The task: Repeat the records word for word, excluding any picture.
__________________________________________________
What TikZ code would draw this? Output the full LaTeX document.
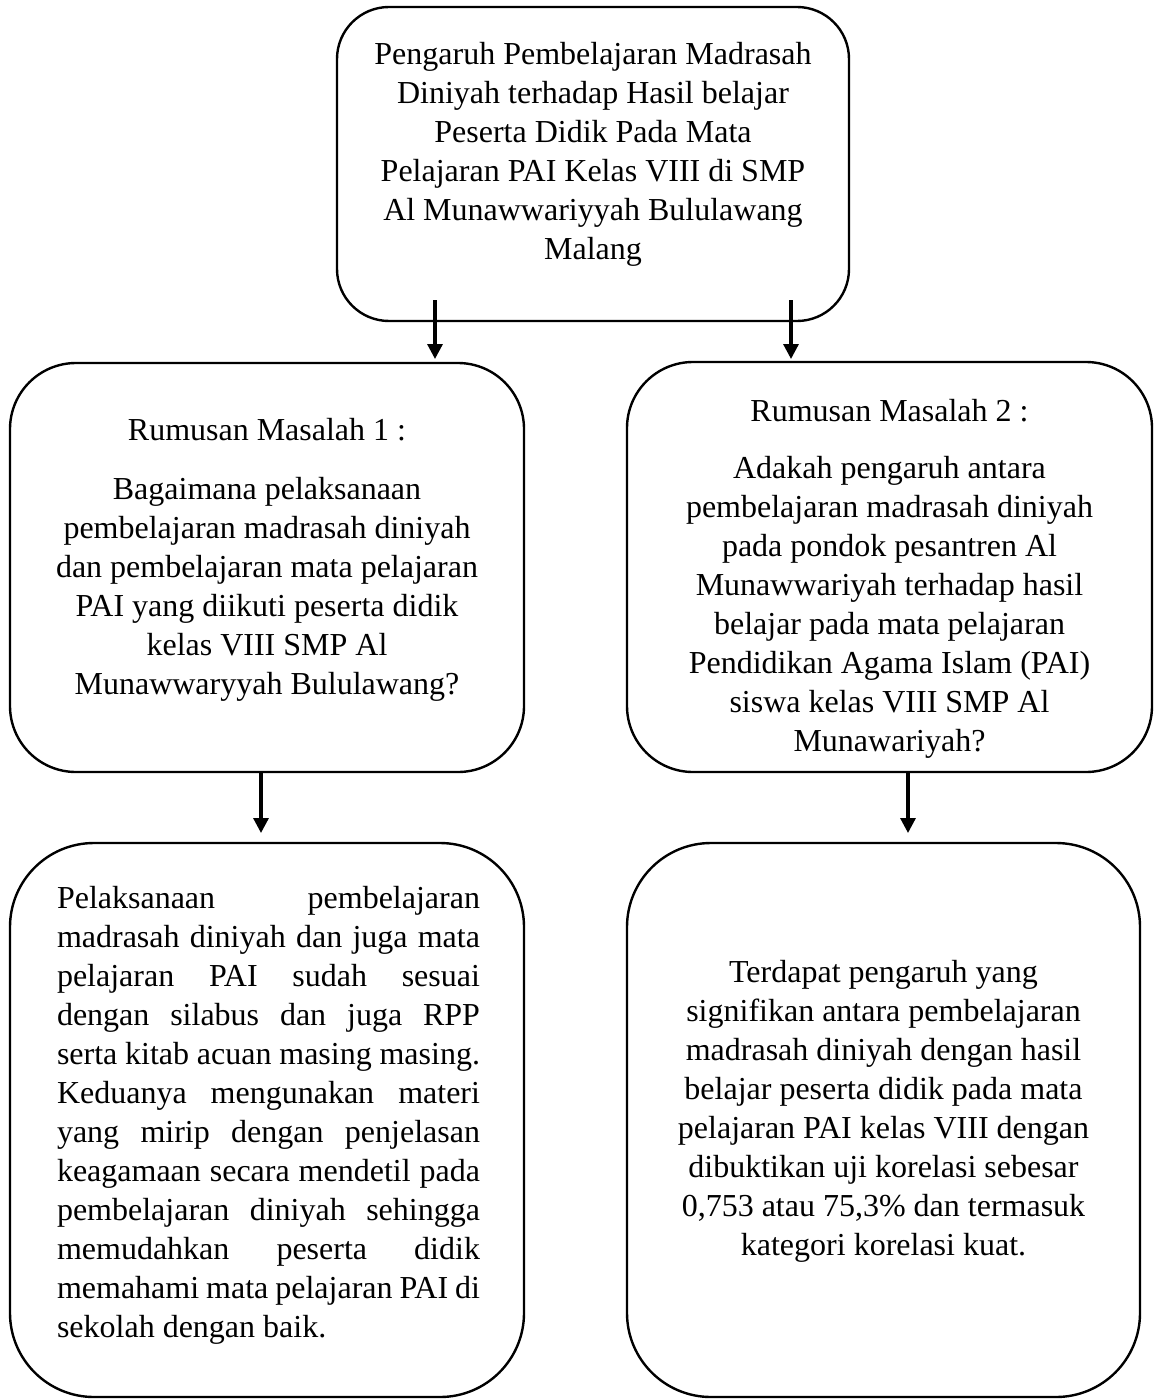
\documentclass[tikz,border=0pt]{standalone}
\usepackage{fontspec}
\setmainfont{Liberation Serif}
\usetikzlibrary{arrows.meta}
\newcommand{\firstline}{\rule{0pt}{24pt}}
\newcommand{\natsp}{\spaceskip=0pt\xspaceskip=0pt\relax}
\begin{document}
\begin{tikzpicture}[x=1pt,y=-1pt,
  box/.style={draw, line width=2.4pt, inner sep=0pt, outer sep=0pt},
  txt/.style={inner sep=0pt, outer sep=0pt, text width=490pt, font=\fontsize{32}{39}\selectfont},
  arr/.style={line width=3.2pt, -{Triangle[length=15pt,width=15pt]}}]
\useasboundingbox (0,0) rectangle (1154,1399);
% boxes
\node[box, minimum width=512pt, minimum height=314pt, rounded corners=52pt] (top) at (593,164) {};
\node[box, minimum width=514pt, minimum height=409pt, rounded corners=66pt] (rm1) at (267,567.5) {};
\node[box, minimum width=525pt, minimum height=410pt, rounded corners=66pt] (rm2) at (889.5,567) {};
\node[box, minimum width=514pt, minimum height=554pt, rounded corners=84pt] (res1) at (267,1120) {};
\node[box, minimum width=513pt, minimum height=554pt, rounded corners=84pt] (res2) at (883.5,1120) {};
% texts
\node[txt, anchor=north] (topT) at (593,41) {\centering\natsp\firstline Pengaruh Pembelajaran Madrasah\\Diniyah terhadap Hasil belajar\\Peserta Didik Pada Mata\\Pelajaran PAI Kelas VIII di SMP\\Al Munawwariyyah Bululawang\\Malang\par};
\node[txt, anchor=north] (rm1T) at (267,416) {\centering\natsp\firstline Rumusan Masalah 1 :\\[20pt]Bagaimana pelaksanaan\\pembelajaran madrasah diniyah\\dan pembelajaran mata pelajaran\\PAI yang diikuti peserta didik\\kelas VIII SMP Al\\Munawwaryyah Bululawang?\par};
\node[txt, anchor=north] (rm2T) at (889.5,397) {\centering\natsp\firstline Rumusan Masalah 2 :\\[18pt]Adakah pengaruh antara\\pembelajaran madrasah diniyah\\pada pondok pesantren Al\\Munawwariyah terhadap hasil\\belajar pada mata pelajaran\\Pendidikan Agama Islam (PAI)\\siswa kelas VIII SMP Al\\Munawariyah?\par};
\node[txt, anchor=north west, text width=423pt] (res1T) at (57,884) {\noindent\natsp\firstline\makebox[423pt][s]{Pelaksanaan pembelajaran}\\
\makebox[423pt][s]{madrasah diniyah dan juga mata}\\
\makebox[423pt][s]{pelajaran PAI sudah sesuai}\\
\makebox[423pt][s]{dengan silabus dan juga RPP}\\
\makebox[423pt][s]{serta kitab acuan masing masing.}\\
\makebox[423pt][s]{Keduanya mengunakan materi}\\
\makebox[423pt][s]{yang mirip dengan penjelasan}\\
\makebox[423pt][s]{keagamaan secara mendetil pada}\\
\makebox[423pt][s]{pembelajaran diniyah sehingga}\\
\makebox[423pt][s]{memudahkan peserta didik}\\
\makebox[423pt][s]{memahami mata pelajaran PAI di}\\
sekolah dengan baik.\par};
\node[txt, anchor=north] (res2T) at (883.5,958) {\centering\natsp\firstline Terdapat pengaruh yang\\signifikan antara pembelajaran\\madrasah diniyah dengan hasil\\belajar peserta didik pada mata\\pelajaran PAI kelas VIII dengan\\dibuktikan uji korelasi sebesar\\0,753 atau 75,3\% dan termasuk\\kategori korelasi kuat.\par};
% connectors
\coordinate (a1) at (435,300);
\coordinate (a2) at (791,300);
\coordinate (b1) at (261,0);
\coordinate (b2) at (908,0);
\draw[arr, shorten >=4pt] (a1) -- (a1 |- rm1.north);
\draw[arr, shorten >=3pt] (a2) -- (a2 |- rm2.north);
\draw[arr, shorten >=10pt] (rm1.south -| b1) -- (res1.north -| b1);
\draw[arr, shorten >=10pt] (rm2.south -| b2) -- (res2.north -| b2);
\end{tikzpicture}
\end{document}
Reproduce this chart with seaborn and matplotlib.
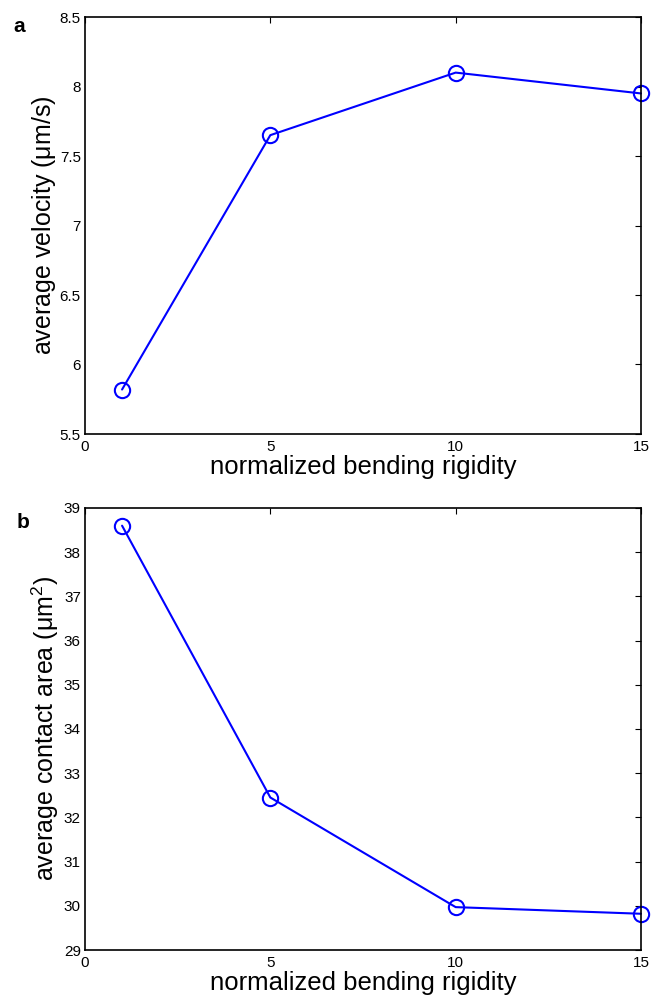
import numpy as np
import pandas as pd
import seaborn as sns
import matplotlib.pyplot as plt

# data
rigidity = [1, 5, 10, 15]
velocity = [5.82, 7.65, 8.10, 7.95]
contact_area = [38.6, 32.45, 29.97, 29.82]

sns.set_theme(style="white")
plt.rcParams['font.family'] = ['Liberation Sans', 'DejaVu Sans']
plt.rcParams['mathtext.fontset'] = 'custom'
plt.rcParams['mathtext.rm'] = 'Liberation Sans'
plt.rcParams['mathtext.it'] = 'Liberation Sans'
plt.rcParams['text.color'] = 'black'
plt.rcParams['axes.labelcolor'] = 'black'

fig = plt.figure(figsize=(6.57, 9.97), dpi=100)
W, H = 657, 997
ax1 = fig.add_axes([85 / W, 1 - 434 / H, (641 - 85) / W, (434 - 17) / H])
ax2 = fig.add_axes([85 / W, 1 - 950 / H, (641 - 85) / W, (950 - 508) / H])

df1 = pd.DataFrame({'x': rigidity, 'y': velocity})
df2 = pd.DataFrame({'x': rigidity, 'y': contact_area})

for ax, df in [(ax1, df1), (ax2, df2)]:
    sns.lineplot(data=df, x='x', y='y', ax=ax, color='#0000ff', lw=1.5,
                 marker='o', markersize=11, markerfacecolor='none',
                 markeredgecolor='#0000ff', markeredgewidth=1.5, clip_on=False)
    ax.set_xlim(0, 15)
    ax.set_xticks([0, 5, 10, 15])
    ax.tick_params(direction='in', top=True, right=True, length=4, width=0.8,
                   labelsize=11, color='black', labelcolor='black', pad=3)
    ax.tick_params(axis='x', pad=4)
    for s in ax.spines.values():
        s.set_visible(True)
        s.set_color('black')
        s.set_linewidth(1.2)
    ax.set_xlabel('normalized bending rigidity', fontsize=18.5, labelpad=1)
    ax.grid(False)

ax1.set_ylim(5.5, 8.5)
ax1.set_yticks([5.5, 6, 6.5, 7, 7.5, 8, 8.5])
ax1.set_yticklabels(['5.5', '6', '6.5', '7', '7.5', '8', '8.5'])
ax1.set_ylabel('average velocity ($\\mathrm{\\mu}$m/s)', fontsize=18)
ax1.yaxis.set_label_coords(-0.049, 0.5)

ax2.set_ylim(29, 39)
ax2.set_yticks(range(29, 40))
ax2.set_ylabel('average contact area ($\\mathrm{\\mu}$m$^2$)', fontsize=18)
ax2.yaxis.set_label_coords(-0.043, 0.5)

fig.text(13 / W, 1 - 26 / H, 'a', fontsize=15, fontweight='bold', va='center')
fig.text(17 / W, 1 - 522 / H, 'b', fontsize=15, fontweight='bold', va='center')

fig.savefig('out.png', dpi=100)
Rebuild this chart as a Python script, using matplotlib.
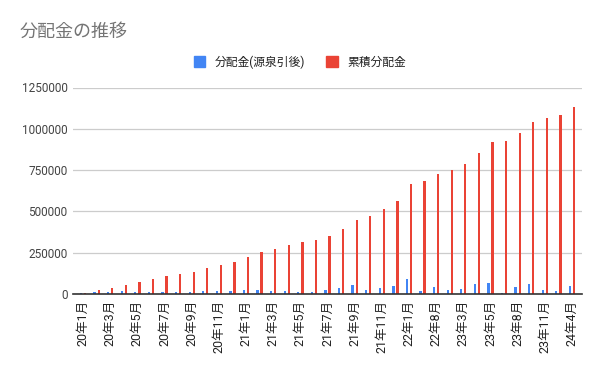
__________________________________________________
Task answer:
What TikZ code would draw this? Output the full LaTeX document.
\documentclass[tikz,border=0pt]{standalone}
\usepackage{fontspec}
\setmainfont{Liberation Serif}
\usetikzlibrary{arrows.meta}
\newcommand{\firstline}{\rule{0pt}{24pt}}
\newcommand{\natsp}{\spaceskip=0pt\xspaceskip=0pt\relax}
\begin{document}
\begin{tikzpicture}[x=1pt,y=-1pt,
  box/.style={draw, line width=2.4pt, inner sep=0pt, outer sep=0pt},
  txt/.style={inner sep=0pt, outer sep=0pt, text width=490pt, font=\fontsize{32}{39}\selectfont},
  arr/.style={line width=3.2pt, -{Triangle[length=15pt,width=15pt]}}]
\useasboundingbox (0,0) rectangle (1154,1399);
% boxes
\node[box, minimum width=512pt, minimum height=314pt, rounded corners=52pt] (top) at (593,164) {};
\node[box, minimum width=514pt, minimum height=409pt, rounded corners=66pt] (rm1) at (267,567.5) {};
\node[box, minimum width=525pt, minimum height=410pt, rounded corners=66pt] (rm2) at (889.5,567) {};
\node[box, minimum width=514pt, minimum height=554pt, rounded corners=84pt] (res1) at (267,1120) {};
\node[box, minimum width=513pt, minimum height=554pt, rounded corners=84pt] (res2) at (883.5,1120) {};
% texts
\node[txt, anchor=north] (topT) at (593,41) {\centering\natsp\firstline Pengaruh Pembelajaran Madrasah\\Diniyah terhadap Hasil belajar\\Peserta Didik Pada Mata\\Pelajaran PAI Kelas VIII di SMP\\Al Munawwariyyah Bululawang\\Malang\par};
\node[txt, anchor=north] (rm1T) at (267,416) {\centering\natsp\firstline Rumusan Masalah 1 :\\[20pt]Bagaimana pelaksanaan\\pembelajaran madrasah diniyah\\dan pembelajaran mata pelajaran\\PAI yang diikuti peserta didik\\kelas VIII SMP Al\\Munawwaryyah Bululawang?\par};
\node[txt, anchor=north] (rm2T) at (889.5,397) {\centering\natsp\firstline Rumusan Masalah 2 :\\[18pt]Adakah pengaruh antara\\pembelajaran madrasah diniyah\\pada pondok pesantren Al\\Munawwariyah terhadap hasil\\belajar pada mata pelajaran\\Pendidikan Agama Islam (PAI)\\siswa kelas VIII SMP Al\\Munawariyah?\par};
\node[txt, anchor=north west, text width=423pt] (res1T) at (57,884) {\noindent\natsp\firstline\makebox[423pt][s]{Pelaksanaan pembelajaran}\\
\makebox[423pt][s]{madrasah diniyah dan juga mata}\\
\makebox[423pt][s]{pelajaran PAI sudah sesuai}\\
\makebox[423pt][s]{dengan silabus dan juga RPP}\\
\makebox[423pt][s]{serta kitab acuan masing masing.}\\
\makebox[423pt][s]{Keduanya mengunakan materi}\\
\makebox[423pt][s]{yang mirip dengan penjelasan}\\
\makebox[423pt][s]{keagamaan secara mendetil pada}\\
\makebox[423pt][s]{pembelajaran diniyah sehingga}\\
\makebox[423pt][s]{memudahkan peserta didik}\\
\makebox[423pt][s]{memahami mata pelajaran PAI di}\\
sekolah dengan baik.\par};
\node[txt, anchor=north] (res2T) at (883.5,958) {\centering\natsp\firstline Terdapat pengaruh yang\\signifikan antara pembelajaran\\madrasah diniyah dengan hasil\\belajar peserta didik pada mata\\pelajaran PAI kelas VIII dengan\\dibuktikan uji korelasi sebesar\\0,753 atau 75,3\% dan termasuk\\kategori korelasi kuat.\par};
% connectors
\coordinate (a1) at (435,300);
\coordinate (a2) at (791,300);
\coordinate (b1) at (261,0);
\coordinate (b2) at (908,0);
\draw[arr, shorten >=4pt] (a1) -- (a1 |- rm1.north);
\draw[arr, shorten >=3pt] (a2) -- (a2 |- rm2.north);
\draw[arr, shorten >=10pt] (rm1.south -| b1) -- (res1.north -| b1);
\draw[arr, shorten >=10pt] (rm2.south -| b2) -- (res2.north -| b2);
\end{tikzpicture}
\end{document}
Reproduce this chart with seaborn and matplotlib.
import numpy as np
import pandas as pd
import seaborn as sns
import matplotlib.pyplot as plt

# data
rigidity = [1, 5, 10, 15]
velocity = [5.82, 7.65, 8.10, 7.95]
contact_area = [38.6, 32.45, 29.97, 29.82]

sns.set_theme(style="white")
plt.rcParams['font.family'] = ['Liberation Sans', 'DejaVu Sans']
plt.rcParams['mathtext.fontset'] = 'custom'
plt.rcParams['mathtext.rm'] = 'Liberation Sans'
plt.rcParams['mathtext.it'] = 'Liberation Sans'
plt.rcParams['text.color'] = 'black'
plt.rcParams['axes.labelcolor'] = 'black'

fig = plt.figure(figsize=(6.57, 9.97), dpi=100)
W, H = 657, 997
ax1 = fig.add_axes([85 / W, 1 - 434 / H, (641 - 85) / W, (434 - 17) / H])
ax2 = fig.add_axes([85 / W, 1 - 950 / H, (641 - 85) / W, (950 - 508) / H])

df1 = pd.DataFrame({'x': rigidity, 'y': velocity})
df2 = pd.DataFrame({'x': rigidity, 'y': contact_area})

for ax, df in [(ax1, df1), (ax2, df2)]:
    sns.lineplot(data=df, x='x', y='y', ax=ax, color='#0000ff', lw=1.5,
                 marker='o', markersize=11, markerfacecolor='none',
                 markeredgecolor='#0000ff', markeredgewidth=1.5, clip_on=False)
    ax.set_xlim(0, 15)
    ax.set_xticks([0, 5, 10, 15])
    ax.tick_params(direction='in', top=True, right=True, length=4, width=0.8,
                   labelsize=11, color='black', labelcolor='black', pad=3)
    ax.tick_params(axis='x', pad=4)
    for s in ax.spines.values():
        s.set_visible(True)
        s.set_color('black')
        s.set_linewidth(1.2)
    ax.set_xlabel('normalized bending rigidity', fontsize=18.5, labelpad=1)
    ax.grid(False)

ax1.set_ylim(5.5, 8.5)
ax1.set_yticks([5.5, 6, 6.5, 7, 7.5, 8, 8.5])
ax1.set_yticklabels(['5.5', '6', '6.5', '7', '7.5', '8', '8.5'])
ax1.set_ylabel('average velocity ($\\mathrm{\\mu}$m/s)', fontsize=18)
ax1.yaxis.set_label_coords(-0.049, 0.5)

ax2.set_ylim(29, 39)
ax2.set_yticks(range(29, 40))
ax2.set_ylabel('average contact area ($\\mathrm{\\mu}$m$^2$)', fontsize=18)
ax2.yaxis.set_label_coords(-0.043, 0.5)

fig.text(13 / W, 1 - 26 / H, 'a', fontsize=15, fontweight='bold', va='center')
fig.text(17 / W, 1 - 522 / H, 'b', fontsize=15, fontweight='bold', va='center')

fig.savefig('out.png', dpi=100)
Rebuild this chart as a Python script, using matplotlib.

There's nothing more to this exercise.